Jusqu'à très récemment, il existait deux types de matériaux magnétiques : les ferromagnétiques, capables de s'aimanter sous l'effet d'un champ magnétique extérieur et de conserver cette aimantation ; et les antiferromagnétiques dont les spins, répartis sur des sous-réseaux équivalents, ont des directions opposées ce qui induit une aimantation nulle.

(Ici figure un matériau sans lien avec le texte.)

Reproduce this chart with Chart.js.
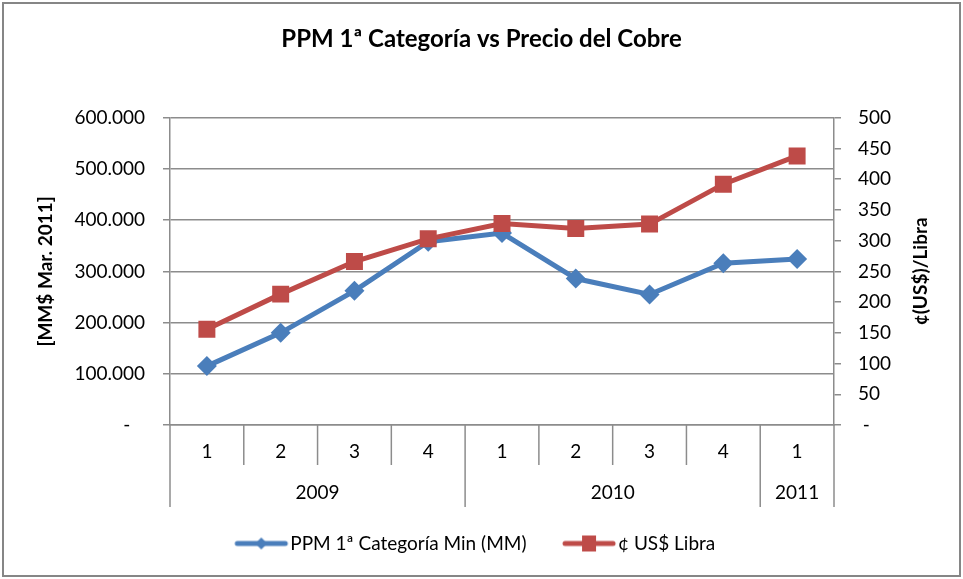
<!DOCTYPE html>
<html>
<head>
<meta charset="utf-8">
<script src="https://cdn.jsdelivr.net/npm/chart.js@4.4.1/dist/chart.umd.min.js"></script>
<style>
  html, body { margin: 0; padding: 0; background: #fff; }
  canvas { display: block; }
</style>
</head>
<body>
<canvas id="c" width="963" height="579"></canvas>
<script>
// ---- Data ----
const quarters = ['1', '2', '3', '4', '1', '2', '3', '4', '1'];
const years = ['2009', '2009', '2009', '2009', '2010', '2010', '2010', '2010', '2011'];
const ppmValues = [115000, 180000, 262000, 358000, 375000, 286000, 255000, 316000, 324000];
const copperValues = [156, 213, 266, 303, 328, 320, 327, 392, 438];
const seriesNames = ['PPM 1ª Categoría Min (MM)', '¢ US$ Libra'];
const chartTitle = 'PPM 1ª Categoría vs Precio del Cobre';
const leftAxisTitle = '[MM$ Mar. 2011]';
const rightAxisTitle = '¢(US$)/Libra';

const BLUE = '#4A7EBB';
const RED = '#BE4B48';
const GRID = '#8C8C8C';
const FONT = 'Lato, "Open Sans", "DejaVu Sans", sans-serif';
const FS = 19;

function fmtThousands(v) {
  if (v === 0) return '-   ';
  return Math.round(v).toString().replace(/\B(?=(\d{3})+(?!\d))/g, '.');
}

function legendSample(color, style) {
  const c = document.createElement('canvas');
  c.width = 74; c.height = 20;
  const g = c.getContext('2d');
  g.strokeStyle = color; g.lineWidth = 5; g.lineCap = 'round';
  g.beginPath(); g.moveTo(21, 10); g.lineTo(69, 10); g.stroke();
  g.fillStyle = color;
  const cx = 45, cy = 10;
  if (style === 'diamond') {
    g.beginPath(); g.moveTo(cx, cy - 6); g.lineTo(cx + 6, cy); g.lineTo(cx, cy + 6); g.lineTo(cx - 6, cy); g.closePath(); g.fill();
  } else {
    g.fillRect(cx - 7, cy - 8, 14, 16);
  }
  return c;
}
const samples = [legendSample(BLUE, 'diamond'), legendSample(RED, 'square')];

const decorPlugin = {
  id: 'decor',
  afterLayout(chart) {
    if (chart.legend) { chart.legend.left -= 11; chart.legend.right -= 11; }
  },
  beforeDraw(chart) {
    const ctx = chart.ctx;
    ctx.save();
    ctx.fillStyle = '#fff';
    ctx.fillRect(0, 0, chart.width, chart.height);
    ctx.restore();
  },
  afterDraw(chart) {
    const ctx = chart.ctx;
    const xs = chart.scales.x;
    const n = quarters.length;
    const step = xs.getPixelForValue(1) - xs.getPixelForValue(0);
    ctx.save();
    ctx.strokeStyle = GRID;
    ctx.lineWidth = 1.5;
    for (let i = 0; i <= n; i++) {
      const bx = i < n ? xs.getPixelForValue(i) - step / 2 : xs.getPixelForValue(n - 1) + step / 2;
      const yearBoundary = i === 0 || i === n || years[i] !== years[i - 1];
      const y1 = yearBoundary ? xs.bottom : xs.top + 40;
      ctx.beginPath(); ctx.moveTo(bx, xs.top); ctx.lineTo(bx, y1); ctx.stroke();
    }
    ctx.fillStyle = '#000';
    ctx.font = FS + 'px ' + FONT;
    ctx.textAlign = 'center';
    ctx.textBaseline = 'middle';
    let start = 0;
    for (let i = 1; i <= n; i++) {
      if (i === n || years[i] !== years[start]) {
        const x0 = xs.getPixelForValue(start) - step / 2;
        const x1 = xs.getPixelForValue(i - 1) + step / 2;
        ctx.fillText(years[start], (x0 + x1) / 2, xs.top + 68);
        start = i;
      }
    }
    const ca = chart.chartArea;
    ctx.font = 'bold ' + FS + 'px ' + FONT;
    ctx.translate(921, (ca.top + ca.bottom) / 2);
    ctx.rotate(-Math.PI / 2);
    ctx.fillText(rightAxisTitle, 0, 0);
    ctx.restore();
    ctx.save();
    ctx.strokeStyle = '#868686';
    ctx.lineWidth = 2;
    ctx.strokeRect(3, 3, chart.width - 6, chart.height - 6);
    ctx.restore();
  }
};

new Chart(document.getElementById('c'), {
  type: 'line',
  data: {
    labels: quarters,
    datasets: [
      {
        label: seriesNames[0],
        data: ppmValues,
        yAxisID: 'y',
        borderColor: BLUE,
        backgroundColor: BLUE,
        borderWidth: 5,
        pointStyle: 'rectRot',
        pointRadius: 10,
        pointHoverRadius: 10,
        pointBorderWidth: 0,
        tension: 0,
        order: 1
      },
      {
        label: seriesNames[1],
        data: copperValues,
        yAxisID: 'y2',
        borderColor: RED,
        backgroundColor: RED,
        borderWidth: 5,
        pointStyle: 'rect',
        pointRadius: 12,
        pointHoverRadius: 12,
        pointBorderWidth: 0,
        tension: 0,
        order: 0
      }
    ]
  },
  options: {
    responsive: false,
    animation: false,
    devicePixelRatio: 1,
    layout: { padding: { left: 0, right: 0, top: 0, bottom: 16 } },
    plugins: {
      tooltip: { enabled: false },
      title: {
        display: true,
        text: chartTitle,
        color: '#000',
        font: { family: FONT, size: 24, weight: 'bold', lineHeight: 1.2 },
        padding: { top: 25, bottom: 64 }
      },
      legend: {
        display: true,
        position: 'bottom',
        labels: {
          color: '#000',
          font: { family: FONT, size: FS },
          usePointStyle: true,
          pointStyleWidth: 55,
          boxHeight: FS,
          padding: 27,
          sort: (a, b) => a.datasetIndex - b.datasetIndex,
          generateLabels(chart) {
            const items = Chart.defaults.plugins.legend.labels.generateLabels(chart);
            items.forEach(it => { it.pointStyle = samples[it.datasetIndex]; });
            return items;
          }
        }
      }
    },
    scales: {
      x: {
        type: 'category',
        offset: true,
        grid: { display: false },
        border: { display: true, color: GRID, width: 1.5 },
        ticks: { color: '#000', font: { family: FONT, size: FS }, padding: 7, autoSkip: false, maxRotation: 0 },
        afterFit(s) { s.height = 82; }
      },
      y: {
        position: 'left',
        min: 0,
        max: 600000,
        ticks: { stepSize: 100000, color: '#000', font: { family: FONT, size: FS }, padding: 18, callback: v => fmtThousands(v) },
        grid: { color: GRID, lineWidth: 1.5, tickLength: 7, drawTicks: true },
        border: { display: true, color: GRID, width: 1.5 },
        title: {
          display: true,
          text: leftAxisTitle,
          color: '#000',
          font: { family: FONT, size: FS, weight: 'bold' },
          padding: { top: 34, bottom: 0 }
        },
        afterFit(s) { s.width = 170; }
      },
      y2: {
        position: 'right',
        min: 0,
        max: 500,
        ticks: { stepSize: 50, color: '#000', font: { family: FONT, size: FS }, padding: 17, callback: v => v === 0 ? ' -' : String(v) },
        grid: { drawOnChartArea: false, color: GRID, lineWidth: 1.5, tickLength: 7, drawTicks: true },
        border: { display: true, color: GRID, width: 1.5 },
        afterFit(s) { s.width = 963 - 834; }
      }
    }
  },
  plugins: [decorPlugin]
});
</script>
</body>
</html>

Mais, en 2019, des chercheurs de l'Université de Mayence et de l'Académie des sciences de Prague ont prédit théoriquement un troisième type : les altermagnétiques, pour lesquels les sous-réseaux de spins ne sont pas équivalents. Ce nouvel état a été démontré expérimentalement sur un matériau à base de manganèse et de silicium, le Mn5Si3, en 2021. « Comme ce domaine est très nouveau pour l'époque, les papiers ont beaucoup tardé à être publiés dans des revues. A ce jour, quatre matériaux ont été identifiés expérimentalement : le premier est le RuO2, le deuxième le Mn5Si3 (celui de notre étude), puis le MnTe et le CrSb », contextualise Vincent Baltz, chercheur CNRS au laboratoire Spintec du CEA-Irig qui a contribué à cette découverte particulièrement prometteuse.
De fait, l'altermagnétisme combine les avantages du ferromagnétisme (polarisation magnétique d'un courant électrique) et de l'antiferromagnétisme (robustesse aux champs magnétiques et réponse aux fréquences THz ultrarapides). Cette nouvelle classe de matériaux se distingue par la configuration de leurs spins qui leur confère des propriétés propres, comme la possibilité de polariser magnétiquement un courant électrique malgré l'absence d'aimantation. Autant d'intérêts pour les dispositifs spintroniques qui pourraient ainsi gagner en performance et rapidité.
Les nombreux avantages du siliciure de manganèse
Dans la présente étude, les chercheurs se sont intéressés aux propriétés du Mn5Si3 qui a l'avantage d'être composé de matériaux abondants et peu onéreux. D'une part, son altermagnétisme a été révélé par la présence d'un « effet Hall anormal », typique des ferromagnétiques, qui est une propriété de faire apparaître une tension électrique transversale suite à l'application d'un courant électrique longitudinal liée à l'aimantation, alors que Mn5Si3 n'en possède pas. D'autre part, ce matériau a permis de confirmer le rôle des symétries cristallines attendues pour expliquer l'altermagnétisme.
Structure cristalline et altermagnétique de Mn5Si3
Imbriqués dans la structure cristalline des atomes de silicium (gris), les atomes de manganèse (violet) sont répartis en un grand et petit hexagone au centre. Les chercheurs ont montré que l’altermagnétisme est produit par seulement quatre des six atomes de manganèse centraux formant un ensemble de moments magnétiques colinéaires orientés alternativement dans des directions opposées (flèches oranges et bleues). © V.Baltz et al.
Par ailleurs, même si Mn5Si3 révèle sa phase altermagnétique en dessous de 240 K, alors que le RuO2 ou le MnTe le sont à température ambiante (300 K), il permet de s'affranchir d'une contrainte qu'explique le chercheur : « un effet dit extrinsèque peut perturber les conclusions de notre étude : il est lié au couplage spin-orbite (lorsque le spin de l'électron est couplé à sa trajectoire) qui s'ajoute au rôle intrinsèque des symétries. Mais si les éléments constitutifs du matériau sont légers, le spin-orbite est alors minimal ce qui est l'avantage de Mn5Si3 par rapport aux trois autres matériaux identifiés ».
La découverte du caractère original altermagnétique ouvre un nouveau champ d'investigations dans le domaine de la physique des matériaux et promet des développements innovants.